This week, I’ve been on a curate training day which looked at the role of prison chaplains. For me, prison means “Porridge”, the sit-com from the mid 1970s, recently rerun on the TV channel “Yesterday”. It is set in the fictional Slade Prison and stars Ronnie Barker as Norman Stanley Fletcher, “Fletch”, a middle-aged career criminal, a man, who in the words of the opening lines of each episode, accepts prison as an occupational hazard. Barker considered this to be the best series he ever starred in and as a teenager I recall it being one of the highlights of the week (let’s face it, there wasn’t much competition in Highley in the mid 1970s…). Of course, it reflects the language of its day; “gay” had an entirely different meaning and “BAME” had not been invented. Those easily offended by words may find it difficult viewing at times. However, I would respectfully suggest that if that is the case, they are missing the point; I think the series is underlain by morality that is highly Christian.

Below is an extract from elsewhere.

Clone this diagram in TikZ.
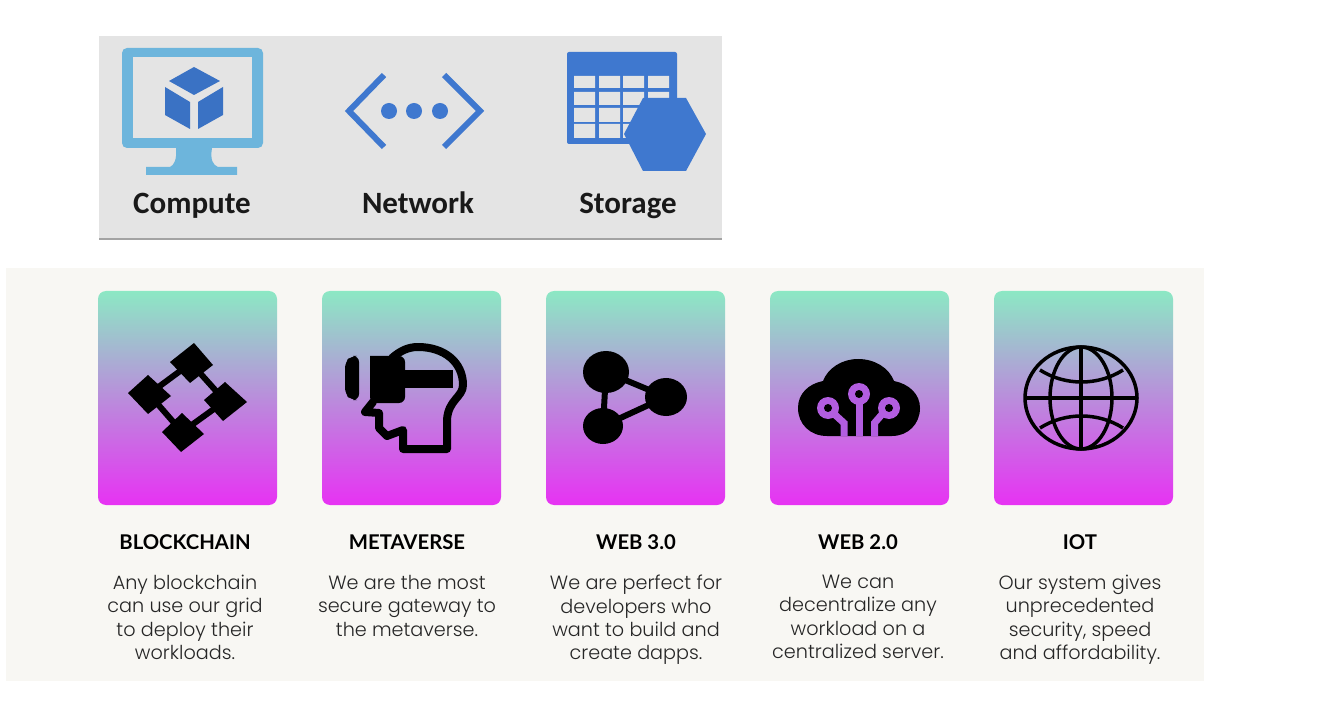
\documentclass[tikz,border=0pt]{standalone}
\usepackage{fontspec}
\usetikzlibrary{shadows}
\setmainfont{Carlito}
\newfontfamily\titlefont{Lato}
\newfontfamily\bodyfont{Poppins}[UprightFont=* Light]
\definecolor{panelgray}{HTML}{E4E4E4}
\definecolor{paper}{HTML}{F8F7F3}
\definecolor{iconblue}{HTML}{3F78CF}
\definecolor{cubeblue}{HTML}{3A72C4}
\definecolor{screenblue}{HTML}{6DB5DC}
\definecolor{cardtop}{HTML}{8CE8C4}
\definecolor{cardmid}{HTML}{AC7BDC}
\definecolor{cardlow}{HTML}{E732F3}
\definecolor{tracecolor}{HTML}{B25DE0}
\tikzset{
  panelbox/.style={fill=panelgray,minimum width=623pt,minimum height=202pt,inner sep=0pt,
    drop shadow={shadow xshift=0pt,shadow yshift=-2pt,fill=black!60,opacity=.6}},
  panellabel/.style={font=\fontsize{31}{31}\selectfont\bfseries,text=black!90,inner sep=0pt,anchor=base},
  paperbox/.style={fill=paper,minimum width=1198pt,minimum height=413pt,inner sep=0pt},
  cardbox/.style={rounded corners=8pt,minimum width=179pt,minimum height=214pt,inner sep=0pt,
    top color=cardtop,middle color=cardmid,bottom color=cardlow},
  cardtitle/.style={font=\titlefont\fontsize{20.3}{20.3}\selectfont\bfseries,text=black,inner sep=0pt,anchor=base},
  cardtext/.style={font=\bodyfont\fontsize{19.2}{23.3}\selectfont,text=black!85,align=center,inner sep=0pt,anchor=north,
    execute at begin node=\strut},
}
\begin{document}
\begin{tikzpicture}[x=1pt,y=-1pt]
  \useasboundingbox (0,0) rectangle (1341,708);
  \node[panelbox] (panel) at (410.5,137) {};
  \node[paperbox] (paperback) at (605,474.5) {};
  % compute
  \draw[fill=screenblue,draw=none,rounded corners=5pt] (122,48) rectangle (263,148);
  \fill[panelgray] (133,57) rectangle (252,138);
  \fill[screenblue] (176,148) .. controls (177,160) and (174,165) .. (170,167) -- (146,167) -- (146,175)
    -- (237,175) -- (237,167) -- (218,167) .. controls (213,165) and (210,160) .. (212,148) -- cycle;
  \fill[cubeblue] (194,67) -- (220,81) -- (194,95) -- (169,81) -- cycle;
  \fill[cubeblue] (165,87) -- (190,102) -- (190,129) -- (165,115) -- cycle;
  \fill[cubeblue] (223,87) -- (198,102) -- (198,129) -- (223,115) -- cycle;
  % network
  \draw[iconblue,line width=6pt,line join=miter] (384,75) -- (349,111) -- (384,147);
  \draw[iconblue,line width=6pt,line join=miter] (444,75) -- (480,111) -- (444,147);
  \fill[iconblue] (389,111) circle (8) (414,111) circle (8) (440,111) circle (8);
  % storage
  \fill[iconblue,rounded corners=2pt] (567,52) rectangle (677,144);
  \fill[panelgray] (574,76) rectangle (595,88) (599,76) rectangle (620,88) (623,76) rectangle (644,88) (648,76) rectangle (669,88);
  \fill[panelgray] (574,92) rectangle (595,105) (599,92) rectangle (620,105) (623,92) rectangle (644,105) (648,92) rectangle (669,105);
  \fill[panelgray] (574,108) rectangle (595,122) (599,108) rectangle (620,122) (623,108) rectangle (644,122);
  \fill[panelgray] (574,124) rectangle (595,138) (599,124) rectangle (620,138) (623,124) rectangle (644,138);
  \fill[iconblue] (643,98) -- (686,98) -- (706,134) -- (686,171) -- (643,171) -- (624,134) -- cycle;
  \node[panellabel] (compute) at (192,214) {Compute};
  \node[panellabel] (network) at (418,214) {Network};
  \node[panellabel] (storage) at (628,214) {Storage};
  % cards
  \node[cardbox] (blockcard) at (187.5,398) {};
  \node[cardbox] (metacard) at (411.5,398) {};
  \node[cardbox] (webthreecard) at (635.5,398) {};
  \node[cardbox] (webtwocard) at (859.5,398) {};
  \node[cardbox] (iotcard) at (1083.5,398) {};
  % blockchain icon
  \draw[black,line width=6pt] (191,363) -- (149,394) -- (182,432) -- (225,401) -- cycle;
  \fill[black] (194,343) -- (213,365) -- (190,383) -- (170,362) -- cycle;
  \fill[black] (148,375) -- (171,396) -- (148,414) -- (128,393) -- cycle;
  \fill[black] (225,382) -- (247,402) -- (223,421) -- (204,400) -- cycle;
  \fill[black] (182,413) -- (204,434) -- (181,452) -- (162,432) -- cycle;
  % metaverse icon
  \fill[black,rounded corners=6pt] (359,356) -- (351,356) -- (345,362) -- (345,394) -- (351,400) -- (359,400) -- cycle;
  \fill[black,rounded corners=6pt] (370,356) -- (405,356) -- (405,403) -- (370,403) [sharp corners] -- cycle;
  \fill[black] (400,370) rectangle (453,388);
  \draw[black,line width=8pt,line join=round,line cap=round] (392,358) .. controls (400,351) and (408,347) .. (418,347)
    .. controls (444,347) and (463,362) .. (463,385) .. controls (463,397) and (448,400) .. (447,420)
    -- (447,449) -- (403,449) -- (403,430) -- (387,436) -- (379,428) -- (379,413) -- (365,412) -- (373,402);
  % web3 icon
  \draw[black,line width=6pt] (606,372) -- (666,397) -- (603,426) -- cycle;
  \fill[black] (606,372) ellipse (23 and 21);
  \fill[black] (666,397) ellipse (21 and 19);
  \fill[black] (603,426) ellipse (20 and 18);
  % web2 icon
  \fill[black] (827,436) .. controls (810,436) and (798,424) .. (798,408) .. controls (798,394) and (808,384) .. (823,381)
    .. controls (828,368) and (842,359) .. (858,359) .. controls (875,359) and (889,368) .. (894,381)
    .. controls (909,384) and (920,394) .. (920,408) .. controls (920,424) and (908,436) .. (892,436) -- cycle;
  \draw[tracecolor,line width=7pt] (859,400) -- (859,436);
  \draw[tracecolor,line width=7pt] (832,412) -- (844,423) -- (844,436);
  \draw[tracecolor,line width=7pt] (884,412) -- (874.5,423) -- (874.5,436);
  \fill[tracecolor] (859,394) circle (11) (828,408) circle (11) (889,408) circle (11);
  \fill[black] (859,394) circle (4) (828,408) circle (4) (889,408) circle (4);
  % iot icon
  \draw[black,line width=3.5pt] (1081,398) ellipse (56 and 51);
  \draw[black,line width=3.5pt] (1081,398) ellipse (31 and 51);
  \draw[black,line width=3.5pt] (1081,347) -- (1081,449);
  \draw[black,line width=3.5pt] (1025,398) -- (1137,398);
  \draw[black,line width=3.5pt] (1040,370) .. controls (1065,386) and (1098,386) .. (1123,370);
  \draw[black,line width=3.5pt] (1040,428) .. controls (1065,412) and (1098,412) .. (1123,428);
  % labels
  \node[cardtitle] (blocktitle) at (185,549) {BLOCKCHAIN};
  \node[cardtitle] (metatitle) at (407,549) {METAVERSE};
  \node[cardtitle] (webthreetitle) at (636,549) {WEB 3.0};
  \node[cardtitle] (webtwotitle) at (858,549) {WEB 2.0};
  \node[cardtitle] (iottitle) at (1080,549) {IOT};
  \node[cardtext] (blocktext) at (185,575) {Any blockchain\\can use our grid\\to deploy their\\workloads.};
  \node[cardtext] (metatext) at (407,575) {We are the most\\secure gateway to\\the metaverse.};
  \node[cardtext] (webthreetext) at (636,575) {We are perfect for\\developers who\\want to build and\\create dapps.};
  \node[cardtext] (webtwotext) at (858,575) {We can\\decentralize any\\workload on a\\centralized server.};
  \node[cardtext] (iottext) at (1080,575) {Our system gives\\unprecedented\\security, speed\\and affordability.};
\end{tikzpicture}
\end{document}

The comedy works because of the sense of comradeship between all the characters. The gay prisoner and the black prisoner are accepted for who they are by their fellow inmates. The prison officers, even the strict Mr Mackay, are also shown as being part of the same community as the prisoners. And at the centre of the series is the relationship between Fletch and first-time prisoner, Lenny Godber. Fletch becomes a mentor to Godber, helping the young man to survive his incarceration. But Fletch himself is also changed by the relationship; he is prepared to give up his own prospect of early release to stop Godber from imperilling his parole, he forgives the judge who sentenced him and he eventually rejects his previous life of crime.
There is a sense that Porridge is really a story about rebirth; it is what resurrection looks like. The series is not overtly religious; Barker was a humanist and I have no idea about the beliefs of the writers. But if you want to know what it means to be born again and live in the Kingdom of God, even if you call it something else, this series gives you some powerful pointers.